19. Get on video calls.

Small thing. Big deal. Seeing your agency team face-to-face deepens the relationship, prevents animosity, and forces honesty among everyone. It’s difficult for anyone to pretend they know what they’re talking about when people can see their face. You should require video calls with your agency from the start. Happy side effect: there’s a good chance the agency won’t be able to put inexperienced people on your account because video calls immediately expose inexperience. Thus, you’ll get better people on your team. But the point is, if you’re not already, get on video calls. Watch how much better the service from your agency gets.

20. Give gifts.

This might sound insignificant, but gift your products and any branded gear you can to your agency team. Even a t-shirt will go a long way. This will make them raving fans of your brand, which in turn, will make them work harder for you.

eCommerce Marketing Agency

For instance, people on our team used to work for an agency that had a prominent bourbon brand as a client. The brand would regularly send cases of bourbon to the office. Do you know what happened? Besides a few employees flirting with a bourbon problem, the agency team became diehard brand advocates. They’d order the brand at every happy hour and agency outing. They’d brag to their friends about the brand. And they’d routinely pull all-nighters because they were loyal and proud to work on the brand. Make your agency your biggest fan by treating them like absolute royalty. We promise this will get you better service.

21. Ask for innovation regularly.

To scale your digital marketing, you and your agency should always be trying new tactics to unlock better performance.

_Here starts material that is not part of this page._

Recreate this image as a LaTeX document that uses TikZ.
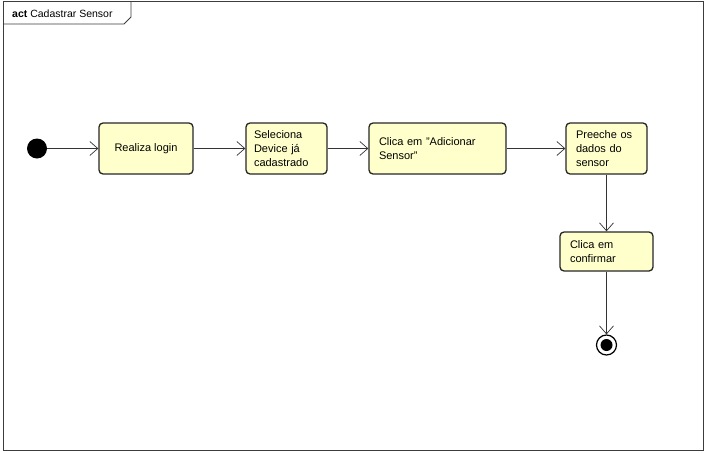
\documentclass[tikz,border=0pt]{standalone}
\usepackage{fontspec}
\setmainfont{Liberation Sans}
\usetikzlibrary{arrows.meta}
\definecolor{actfill}{RGB}{255,255,204}
\definecolor{framegray}{RGB}{60,60,60}
\tikzset{
  act/.style={draw=black!85, fill=actfill, line width=1.3pt, rounded corners=4pt,
    inner sep=0pt, font=\fontsize{11}{14}\selectfont},
  flow/.style={draw=black!80, line width=0.7pt, -{Straight Barb[length=8pt,width=14pt,line width=0.7pt]}},
}
\begin{document}
\begin{tikzpicture}[x=1pt,y=-1pt]
\useasboundingbox (0,0) rectangle (705,453);
% frame
\draw[framegray, line width=0.8pt] (3,1) rectangle (703,450);
\draw[framegray, line width=0.8pt] (3,24) -- (124,24) -- (131,17) -- (131,1);
\node[anchor=base west, inner sep=0pt, font=\fontsize{10.5}{12}\selectfont] (title) at (12,17) {\textbf{act} Cadastrar Sensor};
% initial
\node[circle, fill=black, minimum size=20pt, inner sep=0pt] (start) at (37,148.5) {};
% actions
\node[act, minimum width=94pt, minimum height=51pt] (a1) at (146,148.5) {Realiza login};
\node[act, minimum width=81pt, minimum height=51pt, text width=65pt, align=left] (a2) at (286.5,148.5) {Seleciona\\Device já\\cadastrado};
\node[act, minimum width=137pt, minimum height=51pt, text width=117pt, align=left] (a3) at (437.5,148.5) {Clica em "Adicionar\\Sensor"};
\node[act, minimum width=81pt, minimum height=51pt, text width=61pt, align=left] (a4) at (606.5,148.5) {Preeche os\\dados do\\sensor};
\node[act, minimum width=93pt, minimum height=39pt, text width=73pt, align=left] (a5) at (606.5,251.5) {Clica em\\confirmar};
% final
\node[circle, draw=black, line width=1.2pt, minimum size=20pt, inner sep=0pt] (end) at (606.5,345) {};
\node[circle, fill=black, minimum size=12pt, inner sep=0pt] (endin) at (606.5,345) {};
% flows
\draw[flow] (start) -- (a1);
\draw[flow] (a1) -- (a2);
\draw[flow] (a2) -- (a3);
\draw[flow] (a3) -- (a4);
\draw[flow] (a4) -- (a5);
\draw[flow] (a5) -- (end);
\end{tikzpicture}
\end{document}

Work with your agency to create a backlog of tests, tactics, and strategies that you’ll try. Always ask, “what should we do next?” and get it documented. If you don’t ask, your agency will likely get complacent. 

22. Improve your agency meetings.

Too often, agency meetings become tedious chores that are not helpful to you as a client. If your regularly scheduled agency reporting calls make you want to fall asleep and don’t feel quite strategic, you might have a problem. Ask your agency to simplify and summarize their reporting by providing answers to these three questions during each meeting:

1

What happened?

The reporting part of the meeting should be short.
2

What did we learn?

I.e., what things happened that we can do something about?
3

What are we going to do about 1 & 2?

I.e., what are the actionable next steps in light of what we learned?

By adopting this format, you and your agency will begin to generate a ton of ideas for new tactics. Add these ideas to a backlog and continually prioritize what’s next.

23. Be nice.

It’s sad to say, but some clients need a reminder of the Golden Rule. Plain and simple, people hate working for jerks. When you’re too abrasive, don’t listen, and are rude, then your agency team will dread working for you. The quality of service you get will suffer, a lot. Don’t make the mistake of thinking that you’ll get better performance by being a tyrant. You won’t. We promise.

Final Advice for Scaling a Brand with an Agency

You have to remember that agencies make more profit by giving you the least amount of work for the most amount of money. In other words, your agency is financially incentivized to become complacent. 

Bad agencies will quickly slip into a noticeable routine of not caring about your business. Good agencies will be better at hiding it, and it’ll take some time before you see it. Excellent agencies will have a culture and processes in place to prevent complacency from ever occurring.

But no matter which level of agency you’re working with, you can counteract complacency and help your agency scale your brand by using the tips above.